Fue en ese momento en el que me baje de la nube. Yo no
era nadie especial, ni un elegido ni nada parecido. Yo era un tipo normal, con situaciones
normales que no ameritaban tanto drama, uno más entre miles de millones que se
creían poetas, que tramaban mujeres a punta de versos chimbos, y yo ni si
quiera eso podía hacer.
Después de haber reaccionado, intente volver a
besarla, intentando olvidarme de aquel pequeño sujeto que me había hecho quedar
como un idiota. Ese día ella no quiso volver a besarme, fue como si de chico interesante
hubiera pasado a ser un payaso… ¿Y quién
quiere besarse con un payaso?
Al salir de su conjunto y dirigirme hacia mi casa pensé
en lo ridículo que había sido, y en el ridículo que hacen día a día muchas
personas que se creen poetas, pero que no son más que un puñado de imbéciles e
ilusos con el ego hinchado solo porque se creen especiales. Pensé en las paginas de Facebook, en los hipsters de Twitter, en los idiotas que se inyectaban en nombre de la poesía. ¿Eran esos los poetas? Al parecer si, esos farsantes eran los poetas que nos tocaban. Y bueno, había que vivir con ellos.
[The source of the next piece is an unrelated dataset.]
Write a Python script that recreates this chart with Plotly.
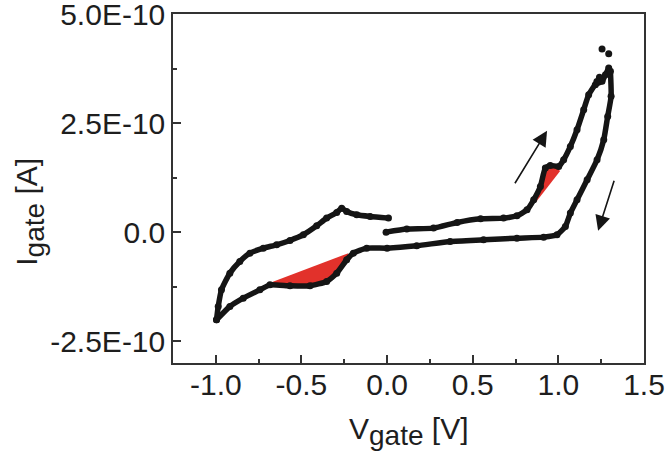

En los días siguientes pude seguir confirmando que no
era un poeta, y que por lo tanto no tenía que preocuparme por tener grandes
aspiraciones poéticas, o desperdiciar mi vida en una actividad que seguramente
me mataría de hambre. Desde entonces, he estado buscando conocer a un poeta
real, sin tanto espectáculo ni drama, simplemente una persona normal que sepa
hacer lo que se supone se hace con la poesía.